- **Record list**:
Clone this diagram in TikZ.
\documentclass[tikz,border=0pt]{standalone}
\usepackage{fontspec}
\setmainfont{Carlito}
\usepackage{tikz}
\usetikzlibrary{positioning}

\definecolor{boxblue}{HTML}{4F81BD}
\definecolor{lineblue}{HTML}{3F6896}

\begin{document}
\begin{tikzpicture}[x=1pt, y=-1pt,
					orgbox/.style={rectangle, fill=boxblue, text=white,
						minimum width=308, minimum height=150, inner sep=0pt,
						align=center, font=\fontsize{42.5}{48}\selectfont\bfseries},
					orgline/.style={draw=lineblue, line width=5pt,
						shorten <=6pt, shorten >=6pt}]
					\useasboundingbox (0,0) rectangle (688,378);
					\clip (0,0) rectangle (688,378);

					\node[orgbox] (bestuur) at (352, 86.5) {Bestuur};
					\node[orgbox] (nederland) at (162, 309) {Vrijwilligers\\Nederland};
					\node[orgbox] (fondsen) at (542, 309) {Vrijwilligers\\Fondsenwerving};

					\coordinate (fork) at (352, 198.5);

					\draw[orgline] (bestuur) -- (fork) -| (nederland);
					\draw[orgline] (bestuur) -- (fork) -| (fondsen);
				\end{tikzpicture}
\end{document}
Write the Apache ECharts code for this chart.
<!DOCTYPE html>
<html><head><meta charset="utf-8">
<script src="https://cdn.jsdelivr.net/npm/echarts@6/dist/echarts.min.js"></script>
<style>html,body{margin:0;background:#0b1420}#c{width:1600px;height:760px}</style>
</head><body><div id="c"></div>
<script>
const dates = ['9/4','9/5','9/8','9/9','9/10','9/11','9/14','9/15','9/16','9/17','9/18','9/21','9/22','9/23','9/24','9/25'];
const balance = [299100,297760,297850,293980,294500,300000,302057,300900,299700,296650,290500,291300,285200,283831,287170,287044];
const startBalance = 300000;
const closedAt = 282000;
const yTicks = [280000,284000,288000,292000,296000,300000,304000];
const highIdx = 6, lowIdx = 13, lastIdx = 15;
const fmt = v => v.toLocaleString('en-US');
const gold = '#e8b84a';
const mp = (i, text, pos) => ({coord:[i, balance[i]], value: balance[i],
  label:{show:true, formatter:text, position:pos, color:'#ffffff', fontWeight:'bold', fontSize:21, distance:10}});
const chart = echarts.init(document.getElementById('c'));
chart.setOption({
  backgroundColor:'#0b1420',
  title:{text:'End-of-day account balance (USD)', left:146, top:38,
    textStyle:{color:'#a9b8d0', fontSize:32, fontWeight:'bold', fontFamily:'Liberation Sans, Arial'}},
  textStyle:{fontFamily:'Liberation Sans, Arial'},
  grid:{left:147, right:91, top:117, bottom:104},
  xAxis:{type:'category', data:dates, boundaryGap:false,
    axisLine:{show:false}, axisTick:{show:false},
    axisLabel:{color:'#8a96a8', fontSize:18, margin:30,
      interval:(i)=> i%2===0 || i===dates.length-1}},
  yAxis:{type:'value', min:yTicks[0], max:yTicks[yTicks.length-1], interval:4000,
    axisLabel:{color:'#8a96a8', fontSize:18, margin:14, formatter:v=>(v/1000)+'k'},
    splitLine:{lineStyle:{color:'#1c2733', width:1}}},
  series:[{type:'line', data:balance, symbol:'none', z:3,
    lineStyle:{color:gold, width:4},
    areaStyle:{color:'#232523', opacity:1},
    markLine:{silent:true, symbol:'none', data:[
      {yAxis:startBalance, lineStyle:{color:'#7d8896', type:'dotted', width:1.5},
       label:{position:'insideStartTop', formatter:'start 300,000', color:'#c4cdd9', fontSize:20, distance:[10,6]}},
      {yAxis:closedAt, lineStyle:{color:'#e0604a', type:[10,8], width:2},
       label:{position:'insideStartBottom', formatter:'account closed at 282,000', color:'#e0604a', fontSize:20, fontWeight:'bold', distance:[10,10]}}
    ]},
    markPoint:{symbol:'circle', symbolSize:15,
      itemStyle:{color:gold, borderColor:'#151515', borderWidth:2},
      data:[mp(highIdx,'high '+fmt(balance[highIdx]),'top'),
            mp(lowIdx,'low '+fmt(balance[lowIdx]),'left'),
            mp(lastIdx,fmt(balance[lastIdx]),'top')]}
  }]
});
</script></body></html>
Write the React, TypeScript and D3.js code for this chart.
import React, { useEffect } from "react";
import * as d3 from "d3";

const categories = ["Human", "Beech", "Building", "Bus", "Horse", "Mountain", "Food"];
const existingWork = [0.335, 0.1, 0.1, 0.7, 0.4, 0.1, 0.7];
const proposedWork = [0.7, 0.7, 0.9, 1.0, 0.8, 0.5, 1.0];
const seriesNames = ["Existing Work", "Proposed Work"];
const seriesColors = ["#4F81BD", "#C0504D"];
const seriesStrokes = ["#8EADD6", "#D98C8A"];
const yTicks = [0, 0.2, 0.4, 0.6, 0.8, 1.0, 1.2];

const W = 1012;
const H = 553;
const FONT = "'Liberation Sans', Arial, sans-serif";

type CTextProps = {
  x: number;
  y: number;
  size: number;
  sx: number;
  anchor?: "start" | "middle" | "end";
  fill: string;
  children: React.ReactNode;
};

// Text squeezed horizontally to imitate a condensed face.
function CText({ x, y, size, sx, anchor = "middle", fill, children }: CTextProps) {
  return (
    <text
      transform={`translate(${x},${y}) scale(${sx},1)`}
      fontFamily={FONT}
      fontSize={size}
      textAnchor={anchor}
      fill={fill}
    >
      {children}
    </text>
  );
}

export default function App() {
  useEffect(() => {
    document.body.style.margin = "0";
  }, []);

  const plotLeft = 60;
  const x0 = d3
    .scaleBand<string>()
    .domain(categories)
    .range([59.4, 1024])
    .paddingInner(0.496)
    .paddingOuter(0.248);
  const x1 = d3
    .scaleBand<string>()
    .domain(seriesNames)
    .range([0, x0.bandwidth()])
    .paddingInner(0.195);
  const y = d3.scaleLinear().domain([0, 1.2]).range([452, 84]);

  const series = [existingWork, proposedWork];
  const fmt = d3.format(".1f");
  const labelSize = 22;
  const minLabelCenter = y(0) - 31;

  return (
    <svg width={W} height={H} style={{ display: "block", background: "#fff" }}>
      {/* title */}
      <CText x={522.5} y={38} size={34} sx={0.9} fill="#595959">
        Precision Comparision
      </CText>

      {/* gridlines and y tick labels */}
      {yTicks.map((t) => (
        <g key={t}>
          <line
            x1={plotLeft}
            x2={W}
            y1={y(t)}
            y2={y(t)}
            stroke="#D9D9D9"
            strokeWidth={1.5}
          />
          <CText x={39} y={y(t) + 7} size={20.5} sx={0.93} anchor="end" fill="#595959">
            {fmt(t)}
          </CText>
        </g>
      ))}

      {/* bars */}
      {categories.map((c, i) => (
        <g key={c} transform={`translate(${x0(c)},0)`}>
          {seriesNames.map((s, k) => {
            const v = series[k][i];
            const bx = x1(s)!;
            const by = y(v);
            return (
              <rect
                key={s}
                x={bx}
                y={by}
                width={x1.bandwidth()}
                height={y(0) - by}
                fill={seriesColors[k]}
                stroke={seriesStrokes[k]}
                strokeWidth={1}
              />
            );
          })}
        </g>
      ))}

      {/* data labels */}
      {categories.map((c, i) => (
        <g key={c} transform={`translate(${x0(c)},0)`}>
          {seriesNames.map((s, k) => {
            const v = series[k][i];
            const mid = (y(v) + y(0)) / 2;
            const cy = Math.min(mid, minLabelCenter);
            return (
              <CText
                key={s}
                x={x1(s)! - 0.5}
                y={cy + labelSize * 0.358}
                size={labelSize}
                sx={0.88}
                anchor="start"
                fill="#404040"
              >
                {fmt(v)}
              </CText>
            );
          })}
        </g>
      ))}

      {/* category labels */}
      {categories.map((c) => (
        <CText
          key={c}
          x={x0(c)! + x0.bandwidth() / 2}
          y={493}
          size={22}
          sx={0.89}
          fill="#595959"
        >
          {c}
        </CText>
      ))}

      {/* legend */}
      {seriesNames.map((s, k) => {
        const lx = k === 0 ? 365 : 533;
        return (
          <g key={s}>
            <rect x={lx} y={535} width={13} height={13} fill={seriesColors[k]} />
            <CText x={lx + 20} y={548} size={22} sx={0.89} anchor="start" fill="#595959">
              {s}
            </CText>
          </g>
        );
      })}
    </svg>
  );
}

- **Exercise objective**:
Write out, exactly as they stand, the lines from the one containing "Write the React, TypeScript" through the one containing "import * as", both ends included.

- **Result**:
Write the React, TypeScript and D3.js code for this chart.
import React, { useEffect } from "react";
import * as d3 from "d3";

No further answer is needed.